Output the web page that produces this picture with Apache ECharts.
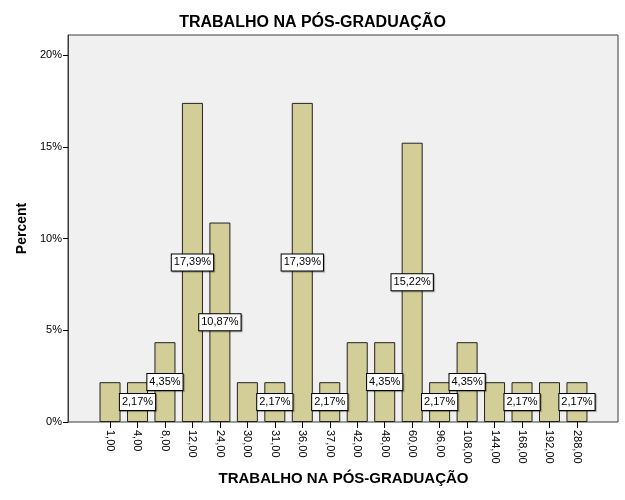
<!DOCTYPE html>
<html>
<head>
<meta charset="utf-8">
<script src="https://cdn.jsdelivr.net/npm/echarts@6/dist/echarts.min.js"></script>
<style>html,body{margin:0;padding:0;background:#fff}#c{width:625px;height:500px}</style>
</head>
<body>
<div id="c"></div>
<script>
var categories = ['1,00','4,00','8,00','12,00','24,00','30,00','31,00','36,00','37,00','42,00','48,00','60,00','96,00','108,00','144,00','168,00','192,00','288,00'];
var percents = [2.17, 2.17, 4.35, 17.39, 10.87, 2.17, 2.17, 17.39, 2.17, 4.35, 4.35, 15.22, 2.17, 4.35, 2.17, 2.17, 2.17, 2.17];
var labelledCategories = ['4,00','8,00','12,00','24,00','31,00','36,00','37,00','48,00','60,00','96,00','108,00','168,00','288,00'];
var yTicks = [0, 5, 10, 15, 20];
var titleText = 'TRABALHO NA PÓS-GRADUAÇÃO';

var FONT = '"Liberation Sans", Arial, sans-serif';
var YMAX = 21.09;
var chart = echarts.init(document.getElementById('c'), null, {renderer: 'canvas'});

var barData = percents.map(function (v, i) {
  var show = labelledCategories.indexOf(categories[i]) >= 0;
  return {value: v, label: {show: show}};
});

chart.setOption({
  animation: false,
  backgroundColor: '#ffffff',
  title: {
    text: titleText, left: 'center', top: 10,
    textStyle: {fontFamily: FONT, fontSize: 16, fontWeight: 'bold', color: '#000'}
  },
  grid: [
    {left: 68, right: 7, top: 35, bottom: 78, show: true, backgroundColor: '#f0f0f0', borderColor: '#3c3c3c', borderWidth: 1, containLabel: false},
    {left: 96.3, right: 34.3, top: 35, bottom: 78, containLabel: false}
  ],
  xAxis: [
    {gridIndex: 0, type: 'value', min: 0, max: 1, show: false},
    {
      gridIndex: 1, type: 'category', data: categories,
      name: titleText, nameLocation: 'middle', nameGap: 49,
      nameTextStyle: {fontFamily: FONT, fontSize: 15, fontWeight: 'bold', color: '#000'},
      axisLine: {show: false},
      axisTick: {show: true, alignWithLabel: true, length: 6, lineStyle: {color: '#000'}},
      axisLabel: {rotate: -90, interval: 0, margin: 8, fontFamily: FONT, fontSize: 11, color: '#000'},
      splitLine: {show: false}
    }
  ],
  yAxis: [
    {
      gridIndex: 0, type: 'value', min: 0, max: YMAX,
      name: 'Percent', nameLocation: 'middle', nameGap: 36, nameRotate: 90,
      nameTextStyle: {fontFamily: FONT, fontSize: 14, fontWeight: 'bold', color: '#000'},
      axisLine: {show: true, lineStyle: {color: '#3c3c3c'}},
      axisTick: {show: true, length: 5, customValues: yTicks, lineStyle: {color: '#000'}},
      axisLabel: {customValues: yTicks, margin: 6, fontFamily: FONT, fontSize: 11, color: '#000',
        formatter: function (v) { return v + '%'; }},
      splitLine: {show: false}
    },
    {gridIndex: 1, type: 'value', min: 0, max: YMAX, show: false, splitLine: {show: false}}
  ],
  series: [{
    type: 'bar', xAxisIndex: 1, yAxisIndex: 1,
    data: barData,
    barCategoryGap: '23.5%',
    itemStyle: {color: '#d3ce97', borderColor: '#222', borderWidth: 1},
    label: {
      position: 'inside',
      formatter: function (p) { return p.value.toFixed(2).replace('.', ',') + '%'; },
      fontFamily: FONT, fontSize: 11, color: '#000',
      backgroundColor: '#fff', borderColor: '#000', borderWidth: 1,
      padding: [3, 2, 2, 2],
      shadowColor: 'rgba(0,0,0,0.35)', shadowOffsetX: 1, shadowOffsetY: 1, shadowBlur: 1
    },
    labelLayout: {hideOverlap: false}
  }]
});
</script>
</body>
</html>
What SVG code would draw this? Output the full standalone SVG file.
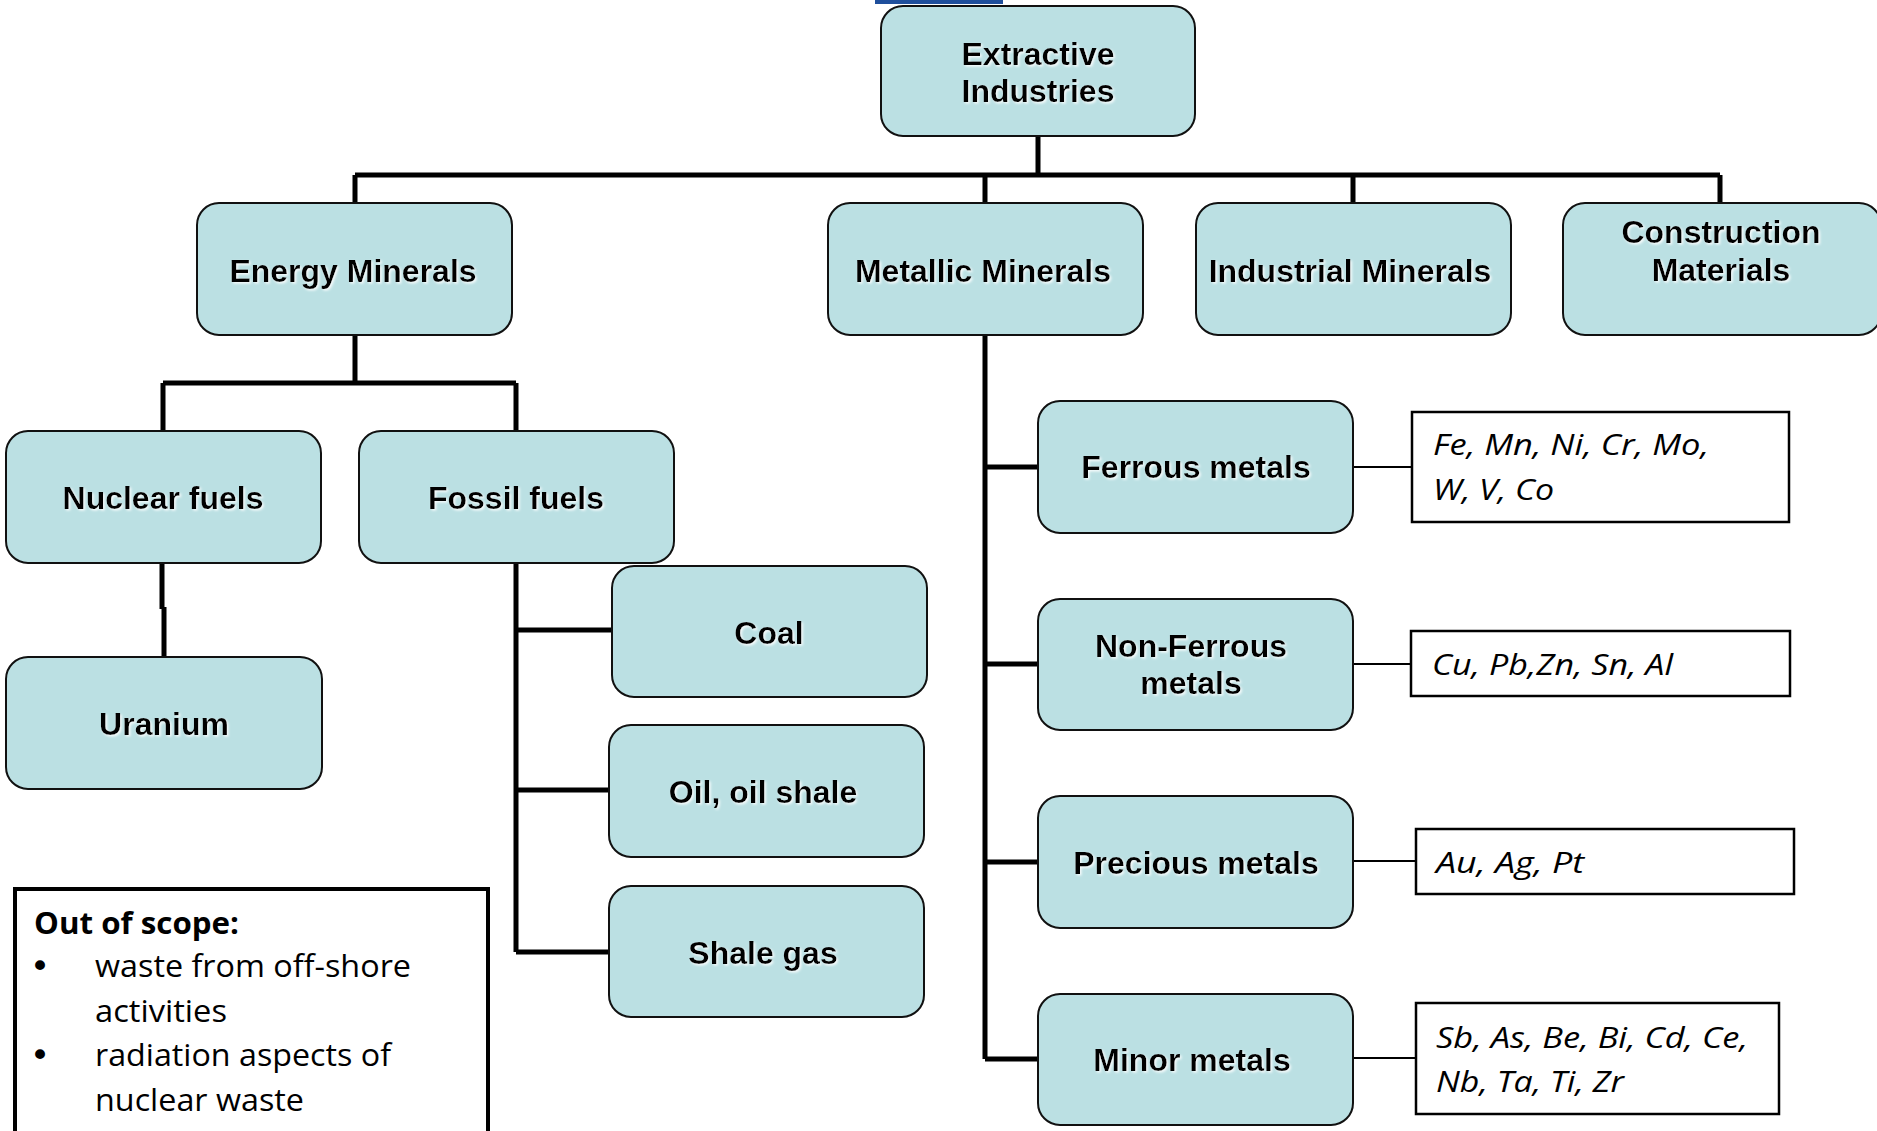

**Given task:** Copy each line from the data above that includes "this".

**Expected answer:**
Output the web page that produces this picture with Apache ECharts.
What SVG code would draw this? Output the full standalone SVG file.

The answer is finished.